Brayton operated out of the Rhode Island State House office of High Sheriff of Providence County, Hunter C. White. In 1907, one of Governor Higgins' first acts in office was to order White to expel Brayton, whom he described as a "moral and political pest" in the pay of the New York, New Haven and Hartford Railroad, the Providence Telephone Company, the Rhode Island Company, and other special interests. White refused, saying that the matter was outside of the purview of the Governor's office and accusing the Governor of "insolence" and political opportunism.

Defending himself against charges of improper conduct on behalf oh his clients, Brayton said, "I have been the scapegoat of my party. People have said all sorts of things about me, most of them lies. I am not as bad as I have been painted, but I do not care much what people say. What I have done has been for the benefit of the Republican Party, and every time I have taken a retainer from any corporation I have always stipulated that I would drop the case if it turned out to be against the interest of my party."

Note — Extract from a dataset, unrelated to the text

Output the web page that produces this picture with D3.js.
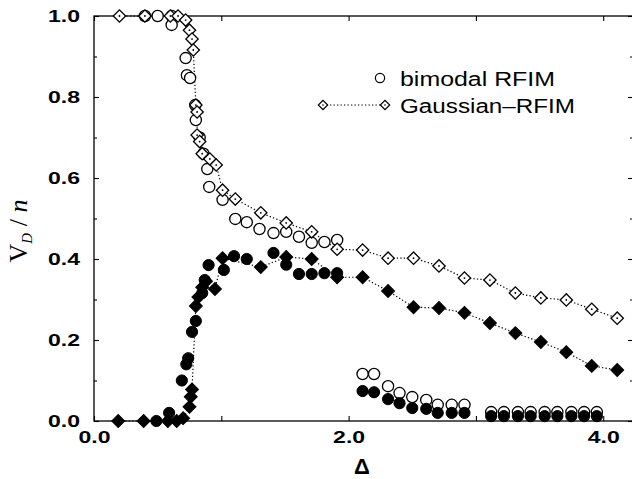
<!DOCTYPE html>
<html>
<head>
<meta charset="utf-8">
<script src="https://cdn.jsdelivr.net/npm/d3@7/dist/d3.min.js"></script>
<style>
  html, body { margin: 0; padding: 0; background: #fff; }
  svg { display: block; }
</style>
</head>
<body>
<svg id="chart" width="632" height="479"></svg>
<script>
// ---- data (Delta, V_D/n) ----
const bimodalOpen = [
  [0.40,1.000],[0.50,1.000],[0.61,1.000],[0.61,0.978],[0.72,0.896],[0.73,0.854],[0.755,0.847],
  [0.795,0.780],[0.80,0.743],[0.83,0.700],[0.86,0.660],[0.89,0.622],[0.905,0.578],[1.01,0.546],
  [1.11,0.499],[1.20,0.491],[1.30,0.474],[1.41,0.464],[1.51,0.467],[1.61,0.455],[1.71,0.440],
  [1.81,0.442],[1.91,0.447],
  [2.11,0.116],[2.20,0.116],[2.31,0.086],[2.40,0.069],[2.50,0.059],[2.61,0.052],[2.70,0.040],
  [2.81,0.040],[2.91,0.040],
  [3.12,0.022],[3.22,0.022],[3.33,0.022],[3.43,0.022],[3.54,0.022],[3.64,0.022],[3.75,0.022],
  [3.85,0.022],[3.95,0.022]
];
const bimodalFilled = [
  [0.49,0.000],[0.59,0.020],[0.69,0.100],[0.725,0.140],[0.74,0.155],[0.77,0.220],[0.80,0.247],
  [0.85,0.316],[0.87,0.348],[0.90,0.385],[1.02,0.373],[1.10,0.407],[1.20,0.400],[1.41,0.415],
  [1.51,0.386],[1.61,0.363],[1.71,0.363],[1.81,0.365],[1.91,0.365],
  [2.11,0.074],[2.20,0.071],[2.31,0.054],[2.40,0.044],[2.50,0.032],[2.61,0.030],[2.70,0.020],
  [2.81,0.020],[2.91,0.020],
  [3.12,0.012],[3.22,0.012],[3.33,0.012],[3.43,0.012],[3.54,0.012],[3.64,0.012],[3.75,0.012],
  [3.85,0.012],[3.95,0.012]
];
const gaussOpen = [
  [0.20,1.000],[0.40,1.000],[0.60,1.000],[0.66,1.000],[0.72,0.990],[0.75,0.965],[0.77,0.943],
  [0.78,0.916],[0.80,0.780],[0.81,0.763],[0.81,0.706],[0.83,0.690],[0.85,0.660],[0.91,0.647],
  [0.96,0.632],[1.01,0.570],[1.11,0.548],[1.31,0.514],[1.51,0.489],[1.71,0.467],[1.91,0.424],
  [2.11,0.422],[2.31,0.402],[2.51,0.402],[2.71,0.383],[2.91,0.353],[3.11,0.348],[3.31,0.316],
  [3.51,0.304],[3.71,0.299],[3.91,0.276],[4.11,0.254]
];
const gaussFilled = [
  [0.19,0.000],[0.39,0.000],[0.58,0.000],[0.65,0.000],[0.70,0.007],[0.75,0.035],[0.76,0.060],
  [0.77,0.078],[0.80,0.284],[0.82,0.306],[0.85,0.330],[0.88,0.345],[0.95,0.326],[1.01,0.402],
  [1.31,0.380],[1.51,0.405],[1.71,0.400],[1.91,0.355],[2.11,0.355],[2.31,0.321],[2.51,0.281],
  [2.71,0.279],[2.91,0.267],[3.11,0.242],[3.31,0.217],[3.51,0.195],[3.71,0.170],[3.91,0.136],
  [4.11,0.126]
];
const xTicks = [0, 1, 2, 3, 4];
const xTickLabels = ["0.0", "", "2.0", "", "4.0"];
const yTicks = [0, 0.2, 0.4, 0.6, 0.8, 1.0];
const yTickLabels = ["0.0", "0.2", "0.4", "0.6", "0.8", "1.0"];
const yMinorTicks = [0.1, 0.3, 0.5, 0.7, 0.9];
const legendLabels = ["bimodal RFIM", "Gaussian\u2013RFIM"];

// ---- layout ----
const svg = d3.select("#chart");
const L = 94, R = 633, T = 16, B = 421;
const x = d3.scaleLinear().domain([0, 4.234]).range([L, R]);
const y = d3.scaleLinear().domain([0, 1]).range([B, T]);
const tickFont = "'Liberation Sans', Arial, Helvetica, sans-serif";

// frame
svg.append("rect").attr("x", L).attr("y", T).attr("width", R - L).attr("height", B - T)
  .attr("fill", "none").attr("stroke", "#000").attr("stroke-width", 1.3);

function styleAxis(g) {
  g.select(".domain").remove();
  g.selectAll(".tick line").attr("stroke", "#000").attr("stroke-width", 1.1);
  g.selectAll(".tick text").attr("font-family", tickFont).attr("font-weight", "bold")
    .attr("font-size", 17).attr("fill", "#000");
}

// bottom axis
const gx = svg.append("g").attr("transform", `translate(0,${B})`)
  .call(d3.axisBottom(x).tickValues(xTicks).tickSize(-5).tickPadding(10)
    .tickFormat((d, i) => xTickLabels[i]));
styleAxis(gx);
gx.selectAll(".tick text").filter(function () { return this.textContent !== ""; })
  .attr("textLength", 32).attr("lengthAdjust", "spacingAndGlyphs");
// top axis ticks
const gxt = svg.append("g").attr("transform", `translate(0,${T})`)
  .call(d3.axisTop(x).tickValues(xTicks).tickSize(-5).tickFormat(""));
styleAxis(gxt);

// left axis
const gy = svg.append("g").attr("transform", `translate(${L},0)`)
  .call(d3.axisLeft(y).tickValues(yTicks).tickSize(-5).tickPadding(14)
    .tickFormat((d, i) => yTickLabels[i]));
styleAxis(gy);
gy.selectAll(".tick text").attr("textLength", 32).attr("lengthAdjust", "spacingAndGlyphs");
const gym = svg.append("g").attr("transform", `translate(${L},0)`)
  .call(d3.axisLeft(y).tickValues(yMinorTicks).tickSize(-3).tickFormat(""));
styleAxis(gym);
// right axis ticks
const gyr = svg.append("g").attr("transform", `translate(${R},0)`)
  .call(d3.axisRight(y).tickValues(yTicks).tickSize(-5).tickFormat(""));
styleAxis(gyr);
const gyrm = svg.append("g").attr("transform", `translate(${R},0)`)
  .call(d3.axisRight(y).tickValues(yMinorTicks).tickSize(-3).tickFormat(""));
styleAxis(gyrm);

// axis titles
svg.append("text").attr("x", 362).attr("y", 474).attr("text-anchor", "middle")
  .attr("font-family", tickFont).attr("font-weight", "bold").attr("font-size", 22)
  .text("\u0394");
const yl = svg.append("text").attr("transform", "translate(27,231) rotate(-90)")
  .attr("text-anchor", "middle").attr("font-family", "'Liberation Serif', 'Times New Roman', serif")
  .attr("font-size", 26).attr("fill", "#000");
yl.append("tspan").text("V");
yl.append("tspan").attr("font-size", 15).attr("font-style", "italic").attr("dy", 5).text("D");
yl.append("tspan").attr("dy", -5).text(" / ");
yl.append("tspan").attr("font-style", "italic").text("n");

// ---- marks ----
const dotted = d3.line().x(d => x(d[0])).y(d => y(d[1]));
const diamond = d3.symbol().type(d3.symbolSquare).size(76);
const diamondF = d3.symbol().type(d3.symbolSquare).size(84);
const plot = svg.append("g");

plot.append("path").datum(gaussOpen).attr("d", dotted).attr("fill", "none")
  .attr("stroke", "#000").attr("stroke-width", 1.2).attr("stroke-dasharray", "1.3,2.2");
plot.append("path").datum(gaussFilled).attr("d", dotted).attr("fill", "none")
  .attr("stroke", "#000").attr("stroke-width", 1.2).attr("stroke-dasharray", "1.3,2.2");

plot.selectAll(".bo").data(bimodalOpen).join("circle").attr("class", "bo")
  .attr("cx", d => x(d[0])).attr("cy", d => y(d[1])).attr("r", 5.6)
  .attr("fill", "#fff").attr("stroke", "#000").attr("stroke-width", 1.3);

const go = plot.selectAll(".go").data(gaussOpen).join("g").attr("class", "go")
  .attr("transform", d => `translate(${x(d[0])},${y(d[1])})`);
go.append("path").attr("d", diamond).attr("transform", "rotate(45)")
  .attr("fill", "#fff").attr("stroke", "#000").attr("stroke-width", 1.3);
go.append("circle").attr("r", 0.9).attr("fill", "#000");

plot.selectAll(".bf").data(bimodalFilled).join("circle").attr("class", "bf")
  .attr("cx", d => x(d[0])).attr("cy", d => y(d[1])).attr("r", 5.6)
  .attr("fill", "#000").attr("stroke", "#000").attr("stroke-width", 1);

plot.selectAll(".gf").data(gaussFilled).join("path").attr("class", "gf")
  .attr("d", diamondF)
  .attr("transform", d => `translate(${x(d[0])},${y(d[1])}) rotate(45)`)
  .attr("fill", "#000").attr("stroke", "#000").attr("stroke-width", 1);

// ---- legend ----
const lg = svg.append("g");
lg.append("circle").attr("cx", 380).attr("cy", 78).attr("r", 4.6)
  .attr("fill", "#fff").attr("stroke", "#000").attr("stroke-width", 1.2);
lg.append("line").attr("x1", 323).attr("x2", 385).attr("y1", 105).attr("y2", 105)
  .attr("stroke", "#000").attr("stroke-width", 1.1).attr("stroke-dasharray", "1.3,2.2");
[323, 385].forEach(cx => {
  const g = lg.append("g").attr("transform", `translate(${cx},105)`);
  g.append("path").attr("d", d3.symbol().type(d3.symbolSquare).size(44)).attr("transform", "rotate(45)")
    .attr("fill", "#fff").attr("stroke", "#000").attr("stroke-width", 1.2);
  g.append("circle").attr("r", 0.8).attr("fill", "#000");
});
lg.append("text").attr("x", 400).attr("y", 86).attr("font-family", tickFont)
  .attr("font-size", 20).attr("textLength", 155).attr("lengthAdjust", "spacingAndGlyphs")
  .text(legendLabels[0]);
lg.append("text").attr("x", 400).attr("y", 113).attr("font-family", tickFont)
  .attr("font-size", 20).attr("textLength", 175).attr("lengthAdjust", "spacingAndGlyphs")
  .text(legendLabels[1]);
</script>
</body>
</html>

===Retirement and death===
Brayton failed to install Samuel P. Colt in the United States Senate; incumbent Republican George P. Wetmore ultimately held his seat against fellow Republican Colt and Democrat Robert Hale Ives Goddard, although the protracted struggle left an empty seat in Rhode Island's delegation to the 60th Congress from March 1907 to January 1908.

In July 1907, Brayton resigned from the executive committee of the State Central Committee of the Republican Party. He vacated White's offices in the State House later in the year, stating that he had lingered to defy Governor Higgin's demands.

General Brayton was a member of the Military Order of the Loyal Legion of the United States and the Society of Colonial Wars. He was also highly active in the Grand Army of the Republic.

Brayton died in Providence on September 23, 1910, from diabetes and complications of a broken hip sustained in a fall. He is buried in Swan Point Cemetery in Providence.